Identify all lines in the data containing the string "this". Copy them out.
--- begin ---
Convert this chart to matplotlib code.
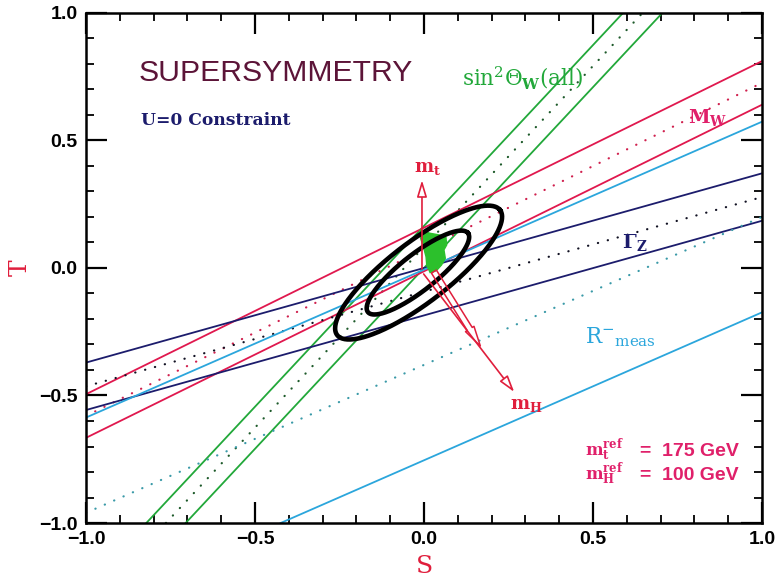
import numpy as np
import matplotlib
matplotlib.use('Agg')
from matplotlib import pyplot as plt
from matplotlib.patches import Polygon, FancyArrowPatch
from matplotlib.ticker import MultipleLocator

plt.rcParams['mathtext.fontset'] = 'dejavuserif'

# constraint bands: T = slope * S + intercept (upper edge, centre, lower edge)
band_names = ['sin2', 'MW', 'GammaZ', 'Rmeas']
band_slopes = [1.418, 0.653, 0.371, 0.580]
band_upper = [0.165, 0.158, 0.000, -0.0065]
band_centre = [0.083, 0.073, -0.093, -0.380]
band_lower = [0.000, -0.013, -0.186, -0.754]
band_colors = ['#22a83a', '#e0184e', '#1c1c6c', '#2ba6dc']
dot_colors = ['#1d5a2a', '#d0204e', '#111122', '#3a9aa8']

# fit contours (centre, semi-major vector, semi-minor vector)
ell_centre = [(-0.016, -0.018), (-0.018, -0.018)]
ell_major = [(0.241, 0.245), (0.148, 0.155)]
ell_minor = [(0.054, -0.094), (0.033, -0.055)]

# supersymmetric model region
blob_S = [-0.012, 0.018, 0.047, 0.065, 0.067, 0.059, 0.063, 0.052, 0.037,
          0.018, 0.008, 0.006, -0.002, -0.010]
blob_T = [0.149, 0.136, 0.129, 0.120, 0.090, 0.071, 0.038, 0.012, -0.010,
          -0.018, 0.012, 0.044, 0.084, 0.116]

# arrows from the reference point
mt_tip = (-0.006, 0.355)
mh_tip = (0.272, -0.495)
mh_wide_tip = (0.171, -0.315)
origin = (-0.006, -0.015)

# reference masses
ref_labels = [r'$\mathbf{m_t^{ref}}$', r'$\mathbf{m_H^{ref}}$']
ref_values = ['=  175 GeV', '=  100 GeV']

red = '#e01e3c'
pink = '#e0206a'

fig = plt.figure(figsize=(7.77, 5.87), dpi=100)
ax = fig.add_axes([0.1107, 0.109, 0.87, 0.869])

for i in range(len(band_names)):
    for b in (band_upper[i], band_lower[i]):
        ax.axline((0, b), slope=band_slopes[i], color=band_colors[i], lw=1.3)
    ax.axline((0, band_centre[i]), slope=band_slopes[i], color=dot_colors[i],
              lw=1.6, linestyle=(0, (0.1, 4.5)), dash_capstyle='round')

ax.add_patch(Polygon(np.column_stack([blob_S, blob_T]), closed=True,
                     facecolor='#2cc02c', edgecolor='#2cc02c', lw=1, zorder=4))

t = np.linspace(0, 2 * np.pi, 300)
for c, a, b in zip(ell_centre, ell_major, ell_minor):
    xs = c[0] + a[0] * np.cos(t) + b[0] * np.sin(t)
    ys = c[1] + a[1] * np.cos(t) + b[1] * np.sin(t)
    ax.plot(xs, ys, color='black', lw=3.3, zorder=5)

ax.annotate('', xy=mt_tip, xytext=origin,
            arrowprops=dict(arrowstyle='-|>,head_length=1.0,head_width=0.3',
                            fc='white', ec=red, lw=1.2), zorder=6)
ax.annotate('', xy=mh_tip, xytext=origin,
            arrowprops=dict(arrowstyle='-|>,head_length=1.0,head_width=0.3',
                            fc='white', ec=red, lw=1.2), zorder=6)
ax.add_patch(FancyArrowPatch((0.025, -0.005), mh_wide_tip,
                             arrowstyle='simple,head_length=1.2,head_width=0.6,tail_width=0.35',
                             mutation_scale=12, fill=False, ec=red, lw=1.1, zorder=6))

ax.set_xlim(-1, 1)
ax.set_ylim(-1, 1)
ax.xaxis.set_major_locator(MultipleLocator(0.5))
ax.yaxis.set_major_locator(MultipleLocator(0.5))
ax.xaxis.set_minor_locator(MultipleLocator(0.1))
ax.yaxis.set_minor_locator(MultipleLocator(0.1))
ax.tick_params(which='both', direction='in', top=True, right=True)
ax.tick_params(which='major', length=15, width=1.6, pad=6)
ax.tick_params(which='minor', length=6, width=1.3)
for sp in ax.spines.values():
    sp.set_linewidth(1.8)
for lab in ax.get_xticklabels() + ax.get_yticklabels():
    lab.set_fontfamily('Liberation Sans')
    lab.set_fontweight('bold')
    lab.set_fontsize(14)

ax.set_xlabel('S', color=red, fontfamily='DejaVu Serif', fontsize=18, labelpad=5)
ax.set_ylabel('T', color=red, fontfamily='DejaVu Serif', fontsize=18)
ax.yaxis.set_label_coords(-0.08, 0.5)

ax.text(-0.843, 0.765, 'SUPERSYMMETRY', color='#5c1438', fontfamily='Liberation Sans',
        fontsize=21.7, va='center')
ax.text(-0.837, 0.58, 'U=0 Constraint', color='#1c1c6c', fontfamily='DejaVu Serif',
        fontweight='bold', fontsize=12.3, va='center')
ax.text(0.112, 0.748, r'$\mathrm{sin^2\Theta_\mathbf{W}(all)}$', color='#22a83a',
        fontsize=15.5, va='center')
ax.text(0.78, 0.588, r'$\mathbf{M_W}$', color=pink, fontsize=14, va='center')
ax.text(-0.03, 0.39, r'$\mathbf{m_t}$', color=red, fontsize=13, va='center')
ax.text(0.585, 0.10, r'$\mathbf{\Gamma_Z}$', color='#1c1c6c', fontsize=14, va='center')
ax.text(0.476, -0.27, r'$\mathrm{R^{-}}_{\mathrm{meas}}$', color='#2ba6dc',
        fontsize=15.5, va='center')
ax.text(0.255, -0.537, r'$\mathbf{m_H}$', color=red, fontsize=13, va='center')
for k, (lab, val) in enumerate(zip(ref_labels, ref_values)):
    y = -0.737 - 0.094 * k
    ax.text(0.476, y, lab, color=pink, fontsize=12, va='baseline')
    ax.text(0.64, y, val, color=pink, fontfamily='Liberation Sans',
            fontweight='bold', fontsize=14, va='baseline')

plt.savefig('out.png', dpi=100)
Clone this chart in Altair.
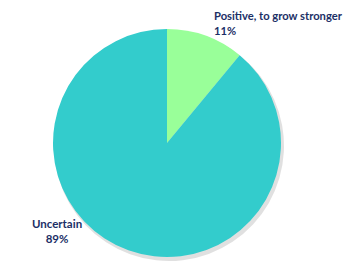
import altair as alt
import pandas as pd

categories = ["Positive, to grow stronger", "Uncertain"]
values = [11, 89]
pct_labels = ["11%", "89%"]
colors = ["#99FF99", "#33CCCC"]

df = pd.DataFrame({"category": categories, "value": values, "pct": pct_labels,
                   "order": list(range(len(categories)))})
df["label"] = df["category"] + "\n" + df["pct"]

cx, cy, r = 167, 143, 114

shadow = alt.Chart(df).mark_arc(radius=r + 1, x=cx + 2, y=cy + 3, color="#000000", opacity=0.12).encode(
    theta=alt.Theta("value:Q", stack=True), order=alt.Order("order:Q"))

pie = alt.Chart(df).mark_arc(radius=r, x=cx, y=cy).encode(
    theta=alt.Theta("value:Q", stack=True),
    color=alt.Color("category:N", scale=alt.Scale(domain=categories, range=colors), legend=None),
    order=alt.Order("order:Q"),
)

font = "Lato"
lab1 = alt.Chart(df[df["category"] == categories[0]]).mark_text(
    align="left", baseline="alphabetic", font=font, fontSize=11.2, fontWeight="bold",
    color="#1B2F66", lineBreak="\n", lineHeight=15).encode(
    text="label:N", x=alt.value(214), y=alt.value(20))

lab2 = alt.Chart(df[df["category"] == categories[1]]).mark_text(
    align="center", baseline="alphabetic", font=font, fontSize=11.5, fontWeight="bold",
    color="#1B2F66", lineBreak="\n", lineHeight=15).encode(
    text="label:N", x=alt.value(57), y=alt.value(228))

chart = alt.layer(shadow, pie, lab1, lab2).properties(
    width=356, height=262, padding=0, autosize=alt.AutoSizeParams(type="none"),
    background="white").configure_view(stroke=None)

chart.save("out.html", embed_options={"renderer": "svg", "actions": False})
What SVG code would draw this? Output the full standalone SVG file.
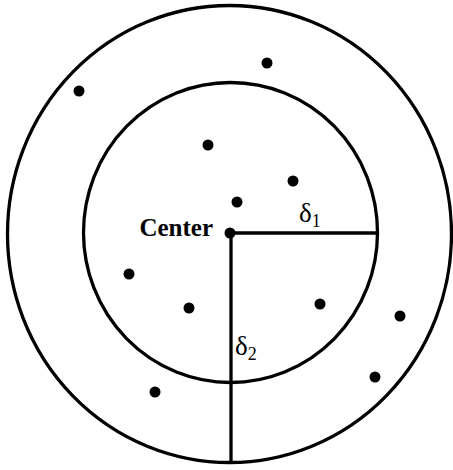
<svg xmlns="http://www.w3.org/2000/svg" width="453" height="470" viewBox="0 0 453 470">
<style>
.ring{fill:none;stroke:#000;stroke-width:3.3}
.pt{fill:#000}
.ln{stroke:#000;stroke-width:3.3;fill:none}
.lbl{font-family:"Liberation Serif","Times New Roman",serif;fill:#000}
</style>
<rect width="453" height="470" fill="#fff"/>
<g id="outer"><ellipse class="ring" cx="229.5" cy="234" rx="222" ry="228.5"/></g>
<g id="inner"><ellipse class="ring" cx="230.5" cy="232.5" rx="147" ry="150"/></g>
<g id="connectors">
<line class="ln" x1="230" y1="233" x2="378" y2="233"/>
<line class="ln" x1="231" y1="233" x2="231" y2="463"/>
</g>
<g id="center">
<circle class="pt" cx="230" cy="233" r="5.5"/>
<text class="lbl" x="213" y="236" text-anchor="end" font-size="25" font-weight="bold">Center</text>
</g>
<g id="delta1"><text class="lbl" x="299" y="222" font-size="27">δ<tspan font-size="18" dy="5">1</tspan></text></g>
<g id="delta2"><text class="lbl" x="235" y="355" font-size="27">δ<tspan font-size="18" dy="5">2</tspan></text></g>
<g id="points">
<circle class="pt" cx="79" cy="91" r="5.5"/>
<circle class="pt" cx="267" cy="63" r="5.5"/>
<circle class="pt" cx="208" cy="145" r="5.5"/>
<circle class="pt" cx="293" cy="181" r="5.5"/>
<circle class="pt" cx="237" cy="202" r="5.5"/>
<circle class="pt" cx="129" cy="274" r="5.5"/>
<circle class="pt" cx="189" cy="308" r="5.5"/>
<circle class="pt" cx="320" cy="304" r="5.5"/>
<circle class="pt" cx="400" cy="316" r="5.5"/>
<circle class="pt" cx="375" cy="377" r="5.5"/>
<circle class="pt" cx="155" cy="392" r="5.5"/>
</g>
</svg>
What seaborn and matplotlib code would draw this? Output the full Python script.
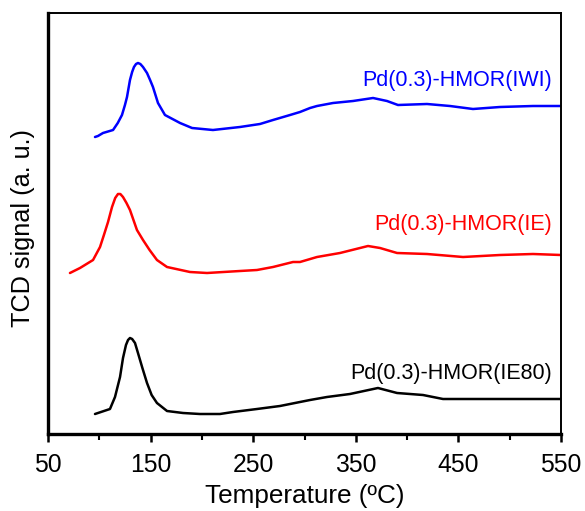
import pandas as pd
import matplotlib.pyplot as plt
import seaborn as sns
from matplotlib.ticker import MultipleLocator

# TPR traces (temperature in C, signal in arbitrary units)
iwi_temp = [95.8, 98.7, 103.6, 113.4, 118.0, 122.1, 125.0, 127.0, 129.9, 132.0, 133.8,
            135.8, 137.7, 140.0, 142.6, 146.5, 149.5, 152.3, 157.2, 164.0, 178.7,
            190.4, 210.8, 237.1, 256.6, 269.3, 285.9, 295.6, 305.4, 312.2, 327.8,
            347.3, 366.8, 380.4, 391.1, 419.4, 441.8, 464.2, 490.5, 522.7, 550.0]
iwi_signal = [297, 298, 301, 304, 311, 319, 329, 337, 354, 362, 367,
              370, 371, 370, 367, 361, 354, 347, 331, 319, 311,
              306, 304, 307, 310, 314, 319, 322, 326, 328, 331,
              333, 336, 333, 329, 330, 328, 325, 327, 328, 328]

ie_temp = [71.4, 81.2, 93.9, 100.7, 104.5, 108.5, 112.4, 115.5, 118.2, 120.5, 123.1,
           126.5, 129.9, 136.7, 142.6, 149.0, 156.2, 166.0, 188.4, 205.0, 237.1,
           253.7, 269.3, 288.8, 295.6, 312.2, 334.6, 361.9, 373.6, 390.2, 419.4,
           454.5, 490.5, 522.7, 550.0]
ie_signal = [161, 166, 174, 187, 199, 212, 227, 236, 240, 240, 237,
             231, 224, 204, 194, 184, 174, 167, 162, 161, 163,
             164, 167, 172, 172, 177, 181, 188, 186, 181, 180,
             177, 179, 180, 179]

ie80_temp = [95.8, 110.4, 115.3, 120.2, 123.1, 126.0, 128.0, 129.9, 132.0, 134.8, 137.7,
             142.0, 146.5, 151.0, 156.2, 166.0, 181.6, 198.1, 217.6, 230.3, 253.7,
             276.1, 295.6, 305.4, 321.9, 344.3, 371.6, 390.2, 415.5, 435.0, 474.0,
             507.1, 550.0]
ie80_signal = [20, 25, 37, 57, 76, 89, 94, 96, 95, 91, 81,
               66, 51, 39, 31, 23, 21, 20, 20, 22, 25,
               28, 32, 34, 37, 40, 46, 41, 39, 35, 35,
               35, 35]

samples = ["Pd(0.3)-HMOR(IWI)", "Pd(0.3)-HMOR(IE)", "Pd(0.3)-HMOR(IE80)"]
colors = ["#0000ff", "#ff0000", "#000000"]
x_ticks = [50, 150, 250, 350, 450, 550]

df = pd.concat([
    pd.DataFrame({"temp": iwi_temp, "signal": iwi_signal, "sample": samples[0]}),
    pd.DataFrame({"temp": ie_temp, "signal": ie_signal, "sample": samples[1]}),
    pd.DataFrame({"temp": ie80_temp, "signal": ie80_signal, "sample": samples[2]}),
])

sns.set_style("white")
plt.rcParams["font.family"] = ["Liberation Sans", "DejaVu Sans"]
plt.rcParams["text.color"] = "black"
plt.rcParams["axes.labelcolor"] = "black"
plt.rcParams["xtick.color"] = "black"

fig = plt.figure(figsize=(5.85, 5.11), dpi=100)
ax = fig.add_axes([48 / 585, 1 - 434 / 511, 513 / 585, 421 / 511])

sns.lineplot(data=df, x="temp", y="signal", hue="sample", palette=dict(zip(samples, colors)),
             estimator=None, sort=False, legend=False, lw=1.8, ax=ax)

# curve labels, right aligned near the end of each trace
label_y = [354, 210, 60]
for name, col, yy in zip(samples, colors, label_y):
    ax.text(541, yy, name, color=col, fontsize=15.5, ha="right", va="center")

ax.set_xlim(50, 550)
ax.set_ylim(0, 421)
ax.set_xticks(x_ticks)
ax.xaxis.set_minor_locator(MultipleLocator(50))
ax.set_yticks([])
ax.tick_params(axis="x", which="major", direction="out", length=6, width=1.8,
               labelsize=17.8, pad=8, bottom=True, colors="black")
ax.tick_params(axis="x", which="minor", direction="out", length=4, width=1.5, bottom=True)

for side in ["left", "bottom"]:
    ax.spines[side].set_linewidth(2.4)
for side in ["top", "right"]:
    ax.spines[side].set_linewidth(1.4)
for sp in ax.spines.values():
    sp.set_color("black")

ax.set_xlabel("Temperature (ºC)", fontsize=18.8, labelpad=5)
ax.set_ylabel("TCD signal (a. u.)", fontsize=18.2)
ax.yaxis.set_label_coords(-0.026, 0.49)

fig.savefig("out.png", dpi=100)
plt.close(fig)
--- end ---
» TASK RESPONSE:
Convert this chart to matplotlib code.
Clone this chart in Altair.
What SVG code would draw this? Output the full standalone SVG file.
What seaborn and matplotlib code would draw this? Output the full Python script.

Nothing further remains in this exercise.